In Risking Connection© training we do an exercise which draws from participants both the negative and the positive ways that their work has affected them. In the positive section, people often say that they have grown as a person, become more patient, more tolerant, a better listener, a better parent. They also report that they are more grateful for what they have been given, and that they are inspired by the courage and resilience of the people they work with.

It is these effects which Laurie is naming vicarious transformation. She says: “through opening ourselves to the darker parts of the human experience, we may grow. When our hearts and minds are open to whatever we encounter, our humanity is enhanced.”

Dr. Pearlman stresses that in order to experience this growth, it is necessary that we turn towards the suffering we see. We of course want to deny it, to diminish it, to turn away, We convince ourselves that this could never happen to us. But when we are receptive, it is easier to care, and to enter into a genuine reciprocal relationship with our clients. Just as we feel their pain more acutely, we appreciate their strengths more directly. We experience the human potential in a deeply heartfelt way.

Dr. Pearlman recommends some techniques that can help us maximize the potential for vicarious transformation. These include receiving psychotherapy, journaling, yoga, meditating, praying, symbolizing our experiences creatively, and befriending emotion.

This exciting new concept helps us articulate why we stay in these difficult jobs. I look forward to further exploration by Dr. Pearlman, and by all of us in the treatment community.

Sunday, October 02, 2011

The Adult Attachment Interview

As part of the same ATTACh Conference workshop with Michael Trout, Karen Buckwalter, LCSW from Chaddock presented the Adult Attachment Scale. The Adult Attachment Interviewis a twenty question guided clinical interview with a specific scoring protocol. It was developed by Mary Main and her colleagues, and has extensive research validation to support it. A parent’s score on the Adult Attachment Interview is highly correlated with the attachmenmt reaction of their child in the strange person test.

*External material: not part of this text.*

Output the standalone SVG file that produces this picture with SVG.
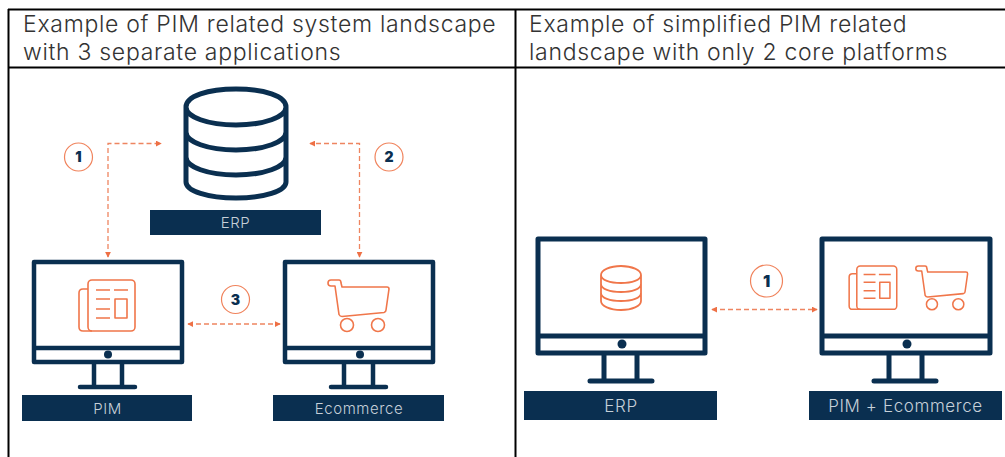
<svg xmlns="http://www.w3.org/2000/svg" width="1005" height="457" viewBox="0 0 1005 457">
<style>
.grid{stroke:#000;stroke-width:2;fill:none}
.head{font-family:Inter,"Liberation Sans",sans-serif;font-weight:300;font-size:23px;letter-spacing:.7px;fill:#333}
.mon{fill:none;stroke:#0a2f50;stroke-linejoin:round;stroke-linecap:round}
.db{fill:none;stroke:#0a2f50;stroke-width:5}
.ico{fill:none;stroke:#f0764a;stroke-linejoin:round}
.bar{fill:#0a2f50}
.lab{font-family:Inter,"Liberation Sans",sans-serif;font-weight:300;fill:#c6d0d9;text-anchor:middle;letter-spacing:.6px}
.con{fill:none;stroke:#ee8560;stroke-width:1.3;stroke-dasharray:5 3;marker-start:url(#a);marker-end:url(#a)}
.cir{fill:#fff;stroke:#f0835c;stroke-width:1.2}
.num{font-family:Inter,"Liberation Sans",sans-serif;font-weight:900;fill:#0a2f50;text-anchor:middle}
</style>
<defs>
<marker id="a" viewBox="0 0 8 8" refX="7" refY="4" markerWidth="6" markerHeight="6" markerUnits="userSpaceOnUse" orient="auto-start-reverse"><path d="M0 0L8 4L0 8Z" fill="#ee7045"/></marker>
<g id="news">
<rect x="88" y="280" width="47" height="51" rx="4"/>
<path d="M88 289H83Q79 289 79 293V327Q79 331 83 331H92"/>
<path d="M96 290H110M114 290H128M96 299H110M96 309H110M96 318H110"/>
<rect x="115" y="299" width="12" height="19"/>
</g>
<g id="cart">
<path d="M335 286H331Q328 286 328 283Q328 280 331 280H339Q341 280 341 283L342 287H387Q389 287 389 289L386 310Q386 312 384 312.500L342 316.500Q340 316.500 339 314.500Z"/>
<circle cx="347" cy="325" r="6.500"/><circle cx="378" cy="325" r="6.500"/>
</g>
</defs>
<g id="table" class="grid">
<path d="M8 9.500H1005M8 67.500H1005M8.500 9V457M515.500 9V457"/>
</g>
<g id="headers">
<text class="head" x="23" y="32">Example of PIM related system landscape</text>
<text class="head" x="23" y="60">with 3 separate applications</text>
<text class="head" x="529" y="32">Example of simplified PIM related</text>
<text class="head" x="529" y="60">landscape with only 2 core platforms</text>
</g>
<g id="connectors">
<path class="con" d="M108 257V143.500H161"/>
<path class="con" d="M359.500 257V143.500H310"/>
<path class="con" d="M188 324H280"/>
<path class="con" d="M712 309.500H817"/>
</g>
<g id="erp-db">
<path class="db" d="M186 107C186 96 208 89 236 89S286 96 286 107V182C286 191 264 198 236 198S186 191 186 182ZM186 107C186 117 208 125 236 125S286 117 286 107M186 132C186 142 208 150 236 150S286 142 286 132M186 157C186 167 208 175 236 175S286 167 286 157"/>
<rect class="bar" x="150" y="210" width="171" height="25"/>
<text class="lab" x="235.500" y="228" font-size="15">ERP</text>
</g>
<g id="pim">
<path class="mon" stroke-width="4.500" d="M34 262H182V362H34ZM34 348H182M94 364V387M122 364V387M80 387H135"/>
<circle cx="108" cy="354.500" r="4" fill="#0a2f50"/>
<use href="#news" class="ico" stroke-width="1.600"/>
<rect class="bar" x="22" y="395" width="170" height="26"/>
<text class="lab" x="107.500" y="414" font-size="15">PIM</text>
</g>
<g id="ecommerce">
<path class="mon" stroke-width="4.500" d="M285 262H433V362H285ZM285 348H433M344 364V387M373 364V387M331 387H386"/>
<circle cx="360" cy="354.500" r="4" fill="#0a2f50"/>
<use href="#cart" class="ico" stroke-width="1.600"/>
<rect class="bar" x="273" y="395" width="171" height="26"/>
<text class="lab" x="359" y="414" font-size="15">Ecommerce</text>
</g>
<g id="badge-1"><circle class="cir" cx="78.500" cy="157" r="14"/><text class="num" x="78.500" y="162" font-size="14">1</text></g>
<g id="badge-2"><circle class="cir" cx="389" cy="157" r="14"/><text class="num" x="389" y="162" font-size="14">2</text></g>
<g id="badge-3"><circle class="cir" cx="235.500" cy="299.500" r="14"/><text class="num" x="235.500" y="304.500" font-size="14">3</text></g>
<g id="erp-right">
<path class="mon" stroke-width="5" d="M538 239H705V353H538ZM538 336H705M604 355V381M637 355V381M590 381H652"/>
<circle cx="622" cy="344" r="4.500" fill="#0a2f50"/>
<path class="ico" stroke-width="1.800" d="M601 275C601 270 610 266 621 266S641 270 641 275V301C641 306 632 310 621 310S601 306 601 301ZM601 275C601 280 610 283 621 283S641 280 641 275M601 284C601 289 610 292 621 292S641 289 641 284M601 293C601 298 610 301 621 301S641 298 641 293"/>
<rect class="bar" x="524" y="391" width="193" height="29"/>
<text class="lab" x="621" y="412" font-size="17">ERP</text>
</g>
<g id="pim-ecommerce">
<path class="mon" stroke-width="5" d="M822 239H990V353H822ZM822 336H990M889 355V381M922 355V381M874 381H936"/>
<circle cx="907" cy="344" r="4.500" fill="#0a2f50"/>
<use href="#news" class="ico" stroke-width="1.800" transform="translate(782 28) scale(.85)"/>
<use href="#cart" class="ico" stroke-width="1.800" transform="translate(637 28) scale(.85)"/>
<rect class="bar" x="809" y="391" width="193" height="29"/>
<text class="lab" x="905.500" y="412" font-size="17">PIM + Ecommerce</text>
</g>
<g id="badge-r1"><circle class="cir" cx="766.500" cy="281" r="16"/><text class="num" x="766.500" y="287" font-size="16">1</text></g>
</svg>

The questions themselves can be the beginning of thoughtful discussions. They include questions such as:

• Choose five adjectives or words that reflect your relationship with your mother starting from as far back as you can remember in early childhood.

• To which parent did you feel the closest, and why?

• When you were upset as a child, what would you do?

• Did you ever feel rejected as a young child?

• What is your relationship with your parents (or remaining parent) like for you now as an adult?

The carefully trained administrator who understands the scoring system can group the adult into one of five categories:

• Autonomous: They value attachment relationships, describe them in a balanced way and as influential.

• Earned autonomous: Someone whose childhood does not contain good relationship experiences, but who has nevertheless achieved some autonomy, probably through other non-family caring relationships.

• Dismissing: They show memory lapses, minimize negative aspects of their childhoods and deny personal impact on relationships. Their positive descriptions are often contradicted or unsupported. This Karen called act and don’t feel

• Preoccupied: Experience continuing preoccupation with their own parents, have angry or ambivalent representations of the past. This would be feel and don’t act

• Unresolved/Disorganized: Show trauma resulting from unresolved loss or abuse.

Karen was careful to point out that people’s scores and types can evolve through positive adult relationships.

Karen presented several possible uses for this interview. Testing therapists and staff who work with traumatized children helps them become more self aware of their own backgrounds and styles. This will help them understand some of their reactions to individual children and families. Testing foster parents has the same benefits. Some audience members have been using the interview with some foster parents, and reported that others are very resistant to doing it.

This interview offers fascinating ways to develop the self-reflection that is so essential in our work.